Task goal :: Every line of the listing must be reproduced as it stands. Leave the images behind.

Stored data ::

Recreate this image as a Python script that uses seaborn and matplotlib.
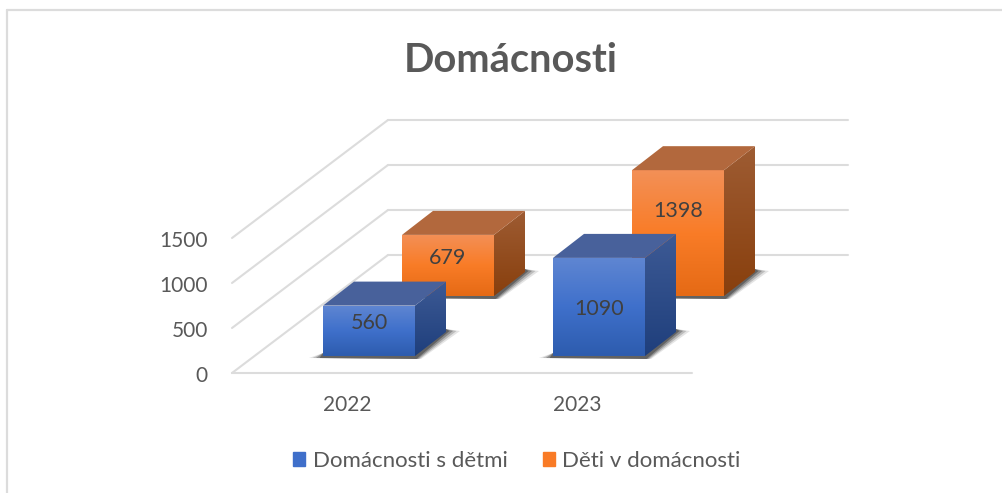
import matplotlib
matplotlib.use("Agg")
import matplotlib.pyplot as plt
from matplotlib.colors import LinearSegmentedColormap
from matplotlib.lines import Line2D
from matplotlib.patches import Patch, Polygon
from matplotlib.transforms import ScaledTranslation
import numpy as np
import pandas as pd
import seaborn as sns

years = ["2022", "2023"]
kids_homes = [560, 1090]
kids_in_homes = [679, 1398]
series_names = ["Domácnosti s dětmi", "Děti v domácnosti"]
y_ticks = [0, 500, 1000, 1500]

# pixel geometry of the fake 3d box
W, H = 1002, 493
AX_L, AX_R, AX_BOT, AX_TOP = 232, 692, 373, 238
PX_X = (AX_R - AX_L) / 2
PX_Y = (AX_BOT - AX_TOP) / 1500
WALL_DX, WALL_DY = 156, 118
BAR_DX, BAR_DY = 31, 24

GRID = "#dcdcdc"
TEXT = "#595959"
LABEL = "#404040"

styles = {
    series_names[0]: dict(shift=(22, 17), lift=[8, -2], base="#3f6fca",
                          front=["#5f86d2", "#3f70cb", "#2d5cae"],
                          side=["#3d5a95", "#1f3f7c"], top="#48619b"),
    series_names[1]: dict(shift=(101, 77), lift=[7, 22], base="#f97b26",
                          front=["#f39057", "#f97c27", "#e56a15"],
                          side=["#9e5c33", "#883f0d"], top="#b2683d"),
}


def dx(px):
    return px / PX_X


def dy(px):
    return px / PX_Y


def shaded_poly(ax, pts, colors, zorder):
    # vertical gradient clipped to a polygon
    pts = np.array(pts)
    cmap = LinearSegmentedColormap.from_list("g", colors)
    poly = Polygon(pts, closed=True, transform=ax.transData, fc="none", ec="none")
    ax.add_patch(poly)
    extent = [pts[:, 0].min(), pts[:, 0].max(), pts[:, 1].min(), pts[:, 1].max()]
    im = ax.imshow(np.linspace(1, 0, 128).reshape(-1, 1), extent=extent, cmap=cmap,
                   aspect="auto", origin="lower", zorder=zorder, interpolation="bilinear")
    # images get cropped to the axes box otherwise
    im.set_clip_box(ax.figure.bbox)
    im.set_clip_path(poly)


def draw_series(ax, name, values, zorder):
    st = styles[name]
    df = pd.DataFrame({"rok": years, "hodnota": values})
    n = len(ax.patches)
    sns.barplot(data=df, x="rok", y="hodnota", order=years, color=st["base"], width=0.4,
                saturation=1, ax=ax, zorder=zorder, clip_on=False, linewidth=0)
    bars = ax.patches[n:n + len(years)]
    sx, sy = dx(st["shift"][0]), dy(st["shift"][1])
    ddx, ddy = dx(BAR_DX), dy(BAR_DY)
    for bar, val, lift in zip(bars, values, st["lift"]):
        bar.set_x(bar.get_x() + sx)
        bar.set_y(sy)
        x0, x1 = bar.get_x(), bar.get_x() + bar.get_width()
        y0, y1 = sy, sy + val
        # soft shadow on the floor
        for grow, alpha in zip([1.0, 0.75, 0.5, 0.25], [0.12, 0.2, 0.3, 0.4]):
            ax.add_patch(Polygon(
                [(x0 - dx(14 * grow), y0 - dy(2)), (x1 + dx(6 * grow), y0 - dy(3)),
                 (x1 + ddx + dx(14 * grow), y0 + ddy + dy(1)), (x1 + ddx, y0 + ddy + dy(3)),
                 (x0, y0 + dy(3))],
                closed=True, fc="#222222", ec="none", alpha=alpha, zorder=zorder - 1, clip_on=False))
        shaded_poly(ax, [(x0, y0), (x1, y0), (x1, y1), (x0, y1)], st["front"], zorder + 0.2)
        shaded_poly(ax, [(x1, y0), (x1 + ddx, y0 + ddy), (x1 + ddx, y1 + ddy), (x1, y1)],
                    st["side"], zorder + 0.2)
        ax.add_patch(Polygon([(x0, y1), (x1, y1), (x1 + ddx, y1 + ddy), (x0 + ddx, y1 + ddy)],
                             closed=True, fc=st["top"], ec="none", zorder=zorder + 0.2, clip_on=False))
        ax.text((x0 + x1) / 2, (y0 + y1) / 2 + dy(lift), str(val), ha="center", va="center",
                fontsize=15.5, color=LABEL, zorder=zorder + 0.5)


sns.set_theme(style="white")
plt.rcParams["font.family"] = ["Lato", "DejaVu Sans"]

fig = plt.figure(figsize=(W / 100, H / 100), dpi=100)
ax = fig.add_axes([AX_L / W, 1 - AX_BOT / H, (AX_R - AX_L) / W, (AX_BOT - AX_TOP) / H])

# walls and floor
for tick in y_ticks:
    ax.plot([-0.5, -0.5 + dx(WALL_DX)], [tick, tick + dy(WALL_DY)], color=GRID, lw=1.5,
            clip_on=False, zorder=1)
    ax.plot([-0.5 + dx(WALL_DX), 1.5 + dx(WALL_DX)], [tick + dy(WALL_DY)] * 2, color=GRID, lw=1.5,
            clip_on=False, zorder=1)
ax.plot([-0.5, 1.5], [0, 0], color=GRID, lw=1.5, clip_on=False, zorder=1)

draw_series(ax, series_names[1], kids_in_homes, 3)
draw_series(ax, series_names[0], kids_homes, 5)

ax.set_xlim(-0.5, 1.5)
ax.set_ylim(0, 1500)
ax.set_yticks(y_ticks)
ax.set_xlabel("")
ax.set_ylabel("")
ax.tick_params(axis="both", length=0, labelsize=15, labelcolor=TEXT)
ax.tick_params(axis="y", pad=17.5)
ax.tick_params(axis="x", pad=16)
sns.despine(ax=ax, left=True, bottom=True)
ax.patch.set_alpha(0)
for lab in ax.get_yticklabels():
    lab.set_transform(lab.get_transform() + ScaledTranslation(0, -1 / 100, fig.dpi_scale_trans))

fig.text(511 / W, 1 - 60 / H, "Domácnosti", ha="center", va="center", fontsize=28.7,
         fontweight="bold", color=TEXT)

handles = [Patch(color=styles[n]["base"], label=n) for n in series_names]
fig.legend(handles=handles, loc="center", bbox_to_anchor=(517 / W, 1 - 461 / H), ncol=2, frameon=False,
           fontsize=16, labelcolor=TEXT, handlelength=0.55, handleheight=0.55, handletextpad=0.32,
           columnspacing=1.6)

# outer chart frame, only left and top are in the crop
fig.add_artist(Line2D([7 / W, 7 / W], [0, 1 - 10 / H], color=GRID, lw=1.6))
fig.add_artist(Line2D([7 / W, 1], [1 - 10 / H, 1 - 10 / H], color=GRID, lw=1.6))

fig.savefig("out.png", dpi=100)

Result of this exercise ::
Recreate this image as a Python script that uses seaborn and matplotlib.
import matplotlib
matplotlib.use("Agg")
import matplotlib.pyplot as plt
from matplotlib.colors import LinearSegmentedColormap
from matplotlib.lines import Line2D
from matplotlib.patches import Patch, Polygon
from matplotlib.transforms import ScaledTranslation
import numpy as np
import pandas as pd
import seaborn as sns

years = ["2022", "2023"]
kids_homes = [560, 1090]
kids_in_homes = [679, 1398]
series_names = ["Domácnosti s dětmi", "Děti v domácnosti"]
y_ticks = [0, 500, 1000, 1500]

# pixel geometry of the fake 3d box
W, H = 1002, 493
AX_L, AX_R, AX_BOT, AX_TOP = 232, 692, 373, 238
PX_X = (AX_R - AX_L) / 2
PX_Y = (AX_BOT - AX_TOP) / 1500
WALL_DX, WALL_DY = 156, 118
BAR_DX, BAR_DY = 31, 24

GRID = "#dcdcdc"
TEXT = "#595959"
LABEL = "#404040"

styles = {
    series_names[0]: dict(shift=(22, 17), lift=[8, -2], base="#3f6fca",
                          front=["#5f86d2", "#3f70cb", "#2d5cae"],
                          side=["#3d5a95", "#1f3f7c"], top="#48619b"),
    series_names[1]: dict(shift=(101, 77), lift=[7, 22], base="#f97b26",
                          front=["#f39057", "#f97c27", "#e56a15"],
                          side=["#9e5c33", "#883f0d"], top="#b2683d"),
}


def dx(px):
    return px / PX_X


def dy(px):
    return px / PX_Y


def shaded_poly(ax, pts, colors, zorder):
    # vertical gradient clipped to a polygon
    pts = np.array(pts)
    cmap = LinearSegmentedColormap.from_list("g", colors)
    poly = Polygon(pts, closed=True, transform=ax.transData, fc="none", ec="none")
    ax.add_patch(poly)
    extent = [pts[:, 0].min(), pts[:, 0].max(), pts[:, 1].min(), pts[:, 1].max()]
    im = ax.imshow(np.linspace(1, 0, 128).reshape(-1, 1), extent=extent, cmap=cmap,
                   aspect="auto", origin="lower", zorder=zorder, interpolation="bilinear")
    # images get cropped to the axes box otherwise
    im.set_clip_box(ax.figure.bbox)
    im.set_clip_path(poly)


def draw_series(ax, name, values, zorder):
    st = styles[name]
    df = pd.DataFrame({"rok": years, "hodnota": values})
    n = len(ax.patches)
    sns.barplot(data=df, x="rok", y="hodnota", order=years, color=st["base"], width=0.4,
                saturation=1, ax=ax, zorder=zorder, clip_on=False, linewidth=0)
    bars = ax.patches[n:n + len(years)]
    sx, sy = dx(st["shift"][0]), dy(st["shift"][1])
    ddx, ddy = dx(BAR_DX), dy(BAR_DY)
    for bar, val, lift in zip(bars, values, st["lift"]):
        bar.set_x(bar.get_x() + sx)
        bar.set_y(sy)
        x0, x1 = bar.get_x(), bar.get_x() + bar.get_width()
        y0, y1 = sy, sy + val
        # soft shadow on the floor
        for grow, alpha in zip([1.0, 0.75, 0.5, 0.25], [0.12, 0.2, 0.3, 0.4]):
            ax.add_patch(Polygon(
                [(x0 - dx(14 * grow), y0 - dy(2)), (x1 + dx(6 * grow), y0 - dy(3)),
                 (x1 + ddx + dx(14 * grow), y0 + ddy + dy(1)), (x1 + ddx, y0 + ddy + dy(3)),
                 (x0, y0 + dy(3))],
                closed=True, fc="#222222", ec="none", alpha=alpha, zorder=zorder - 1, clip_on=False))
        shaded_poly(ax, [(x0, y0), (x1, y0), (x1, y1), (x0, y1)], st["front"], zorder + 0.2)
        shaded_poly(ax, [(x1, y0), (x1 + ddx, y0 + ddy), (x1 + ddx, y1 + ddy), (x1, y1)],
                    st["side"], zorder + 0.2)
        ax.add_patch(Polygon([(x0, y1), (x1, y1), (x1 + ddx, y1 + ddy), (x0 + ddx, y1 + ddy)],
                             closed=True, fc=st["top"], ec="none", zorder=zorder + 0.2, clip_on=False))
        ax.text((x0 + x1) / 2, (y0 + y1) / 2 + dy(lift), str(val), ha="center", va="center",
                fontsize=15.5, color=LABEL, zorder=zorder + 0.5)


sns.set_theme(style="white")
plt.rcParams["font.family"] = ["Lato", "DejaVu Sans"]

fig = plt.figure(figsize=(W / 100, H / 100), dpi=100)
ax = fig.add_axes([AX_L / W, 1 - AX_BOT / H, (AX_R - AX_L) / W, (AX_BOT - AX_TOP) / H])

# walls and floor
for tick in y_ticks:
    ax.plot([-0.5, -0.5 + dx(WALL_DX)], [tick, tick + dy(WALL_DY)], color=GRID, lw=1.5,
            clip_on=False, zorder=1)
    ax.plot([-0.5 + dx(WALL_DX), 1.5 + dx(WALL_DX)], [tick + dy(WALL_DY)] * 2, color=GRID, lw=1.5,
            clip_on=False, zorder=1)
ax.plot([-0.5, 1.5], [0, 0], color=GRID, lw=1.5, clip_on=False, zorder=1)

draw_series(ax, series_names[1], kids_in_homes, 3)
draw_series(ax, series_names[0], kids_homes, 5)

ax.set_xlim(-0.5, 1.5)
ax.set_ylim(0, 1500)
ax.set_yticks(y_ticks)
ax.set_xlabel("")
ax.set_ylabel("")
ax.tick_params(axis="both", length=0, labelsize=15, labelcolor=TEXT)
ax.tick_params(axis="y", pad=17.5)
ax.tick_params(axis="x", pad=16)
sns.despine(ax=ax, left=True, bottom=True)
ax.patch.set_alpha(0)
for lab in ax.get_yticklabels():
    lab.set_transform(lab.get_transform() + ScaledTranslation(0, -1 / 100, fig.dpi_scale_trans))

fig.text(511 / W, 1 - 60 / H, "Domácnosti", ha="center", va="center", fontsize=28.7,
         fontweight="bold", color=TEXT)

handles = [Patch(color=styles[n]["base"], label=n) for n in series_names]
fig.legend(handles=handles, loc="center", bbox_to_anchor=(517 / W, 1 - 461 / H), ncol=2, frameon=False,
           fontsize=16, labelcolor=TEXT, handlelength=0.55, handleheight=0.55, handletextpad=0.32,
           columnspacing=1.6)

# outer chart frame, only left and top are in the crop
fig.add_artist(Line2D([7 / W, 7 / W], [0, 1 - 10 / H], color=GRID, lw=1.6))
fig.add_artist(Line2D([7 / W, 1], [1 - 10 / H, 1 - 10 / H], color=GRID, lw=1.6))

fig.savefig("out.png", dpi=100)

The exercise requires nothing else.